While the holiday buying season is in full swing, the latest survey of supply managers and business leaders in Iowa shows the state’s economy becoming very sluggish. Ernie Goss, an economist at Creighton University, says the November survey shows Iowa’s chief economic indicators were the most dismal since the recession of 2001.
"All in all, it was not a very good report with the economy slowing down significantly and with elevated inflationary pressures coming from higher energy prices," Goss says, "you put that together and the probability or the likelihood of recession, at least in my judgment, has risen significantly over the last couple of months."
Goss says Iowa’s numbers for November declined for the fourth straight month, despite the heavy turnout of shoppers across Iowa on Thanksgiving weekend. Goss says: "I think what we saw was a very aggressive retail sector doing a lot of discounting, doing a lot of promotion, doing a lot of advertising and that pushed the numbers higher. When it’s all said and done and when we look back on the holiday buying season in February, it’ll be not a good holiday buying season."
Goss expects growth during the season to be up only two-to-three-percent from last year. The U.S. Bureau of Labor Statistics is due to release its employment report on Friday. Goss says when the Federal Reserve Board meets next week, he expects the Fed to take quick action on interest rates in an effort to stop any further economic slide.

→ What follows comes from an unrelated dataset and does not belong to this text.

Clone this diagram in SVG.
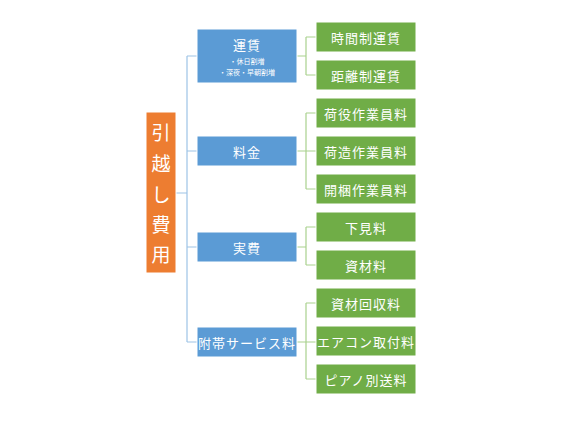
<svg xmlns="http://www.w3.org/2000/svg" width="562" height="422" viewBox="0 0 562 422">
<style>
text{font-family:"Noto Sans CJK JP","Noto Sans CJK SC",sans-serif;fill:#fff;text-anchor:middle;dominant-baseline:central}
.blue{fill:#5B9BD5;stroke:#fff;stroke-width:1}
.green{fill:#70AD47;stroke:#fff;stroke-width:1}
.orange{fill:#ED7D31;stroke:#fff;stroke-width:1}
.t{font-size:13px;letter-spacing:1px}
.s{font-size:7px}
.lb{fill:none;stroke:#9DC3E6;stroke-width:1.2}
.lg{fill:none;stroke:#A9D18E;stroke-width:1.2}
</style>
<rect width="562" height="422" fill="#fff"/>
<g id="connectors">
<path class="lb" d="M176 193H187M187 56V342M187 56H197M187 151H197M187 247H197M187 342H197"/>
<path class="lg" d="M297 56H306M306 37V75M306 37H316M306 75H316"/>
<path class="lg" d="M297 151H316M306 113V189M306 113H316M306 189H316"/>
<path class="lg" d="M297 247H306M306 227V265M306 227H316M306 265H316"/>
<path class="lg" d="M297 342H316M306 303V379M306 303H316M306 379H316"/>
</g>
<g id="root"><rect class="orange" x="146" y="112" width="30" height="161"/>
<text x="161" y="131" style="font-size:19px">引</text>
<text x="161" y="162" style="font-size:19px">越</text>
<text x="161" y="193" style="font-size:19px">し</text>
<text x="161" y="223" style="font-size:19px">費</text>
<text x="161" y="253" style="font-size:19px">用</text></g>
<g id="n-unchin"><rect class="blue" x="197" y="29" width="100" height="54"/>
<text class="t" x="247" y="44">運賃</text>
<text class="s" x="247" y="61">・休日割増</text>
<text class="s" x="247" y="72">・深夜・早朝割増</text></g>
<g id="n-ryokin"><rect class="blue" x="197" y="136" width="100" height="30"/><text class="t" x="247" y="151">料金</text></g>
<g id="n-jippi"><rect class="blue" x="197" y="232" width="100" height="30"/><text class="t" x="247" y="247">実費</text></g>
<g id="n-futai"><rect class="blue" x="197" y="327" width="100" height="30"/><text class="t" x="247" y="342">附帯サービス料</text></g>
<g id="g1"><rect class="green" x="316" y="22" width="100" height="30"/><text class="t" x="366" y="37">時間制運賃</text></g>
<g id="g2"><rect class="green" x="316" y="60" width="100" height="30"/><text class="t" x="366" y="75">距離制運賃</text></g>
<g id="g3"><rect class="green" x="316" y="98" width="100" height="30"/><text class="t" x="366" y="113">荷役作業員料</text></g>
<g id="g4"><rect class="green" x="316" y="136" width="100" height="30"/><text class="t" x="366" y="151">荷造作業員料</text></g>
<g id="g5"><rect class="green" x="316" y="174" width="100" height="30"/><text class="t" x="366" y="189">開梱作業員料</text></g>
<g id="g6"><rect class="green" x="316" y="212" width="100" height="30"/><text class="t" x="366" y="227">下見料</text></g>
<g id="g7"><rect class="green" x="316" y="250" width="100" height="30"/><text class="t" x="366" y="265">資材料</text></g>
<g id="g8"><rect class="green" x="316" y="288" width="100" height="30"/><text class="t" x="366" y="303">資材回収料</text></g>
<g id="g9"><rect class="green" x="316" y="326" width="100" height="30"/><text class="t" x="366" y="341">エアコン取付料</text></g>
<g id="g10"><rect class="green" x="316" y="364" width="100" height="30"/><text class="t" x="366" y="379">ピアノ別送料</text></g>
</svg>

Goss says: "Given our numbers and the national numbers that we’re seeing, I expect a rate cut on December 11th and that certainly could help thwart any recession, but right now, I’m not nearly as optimistic as I was. In fact, I’m getting somewhat pessimistic about the economy." He says despite the growth in Iowa related to strong farm income, the growth in the state’s economy will slow in the months ahead with the jobless rate moving above four-percent in the first quarter of 2008.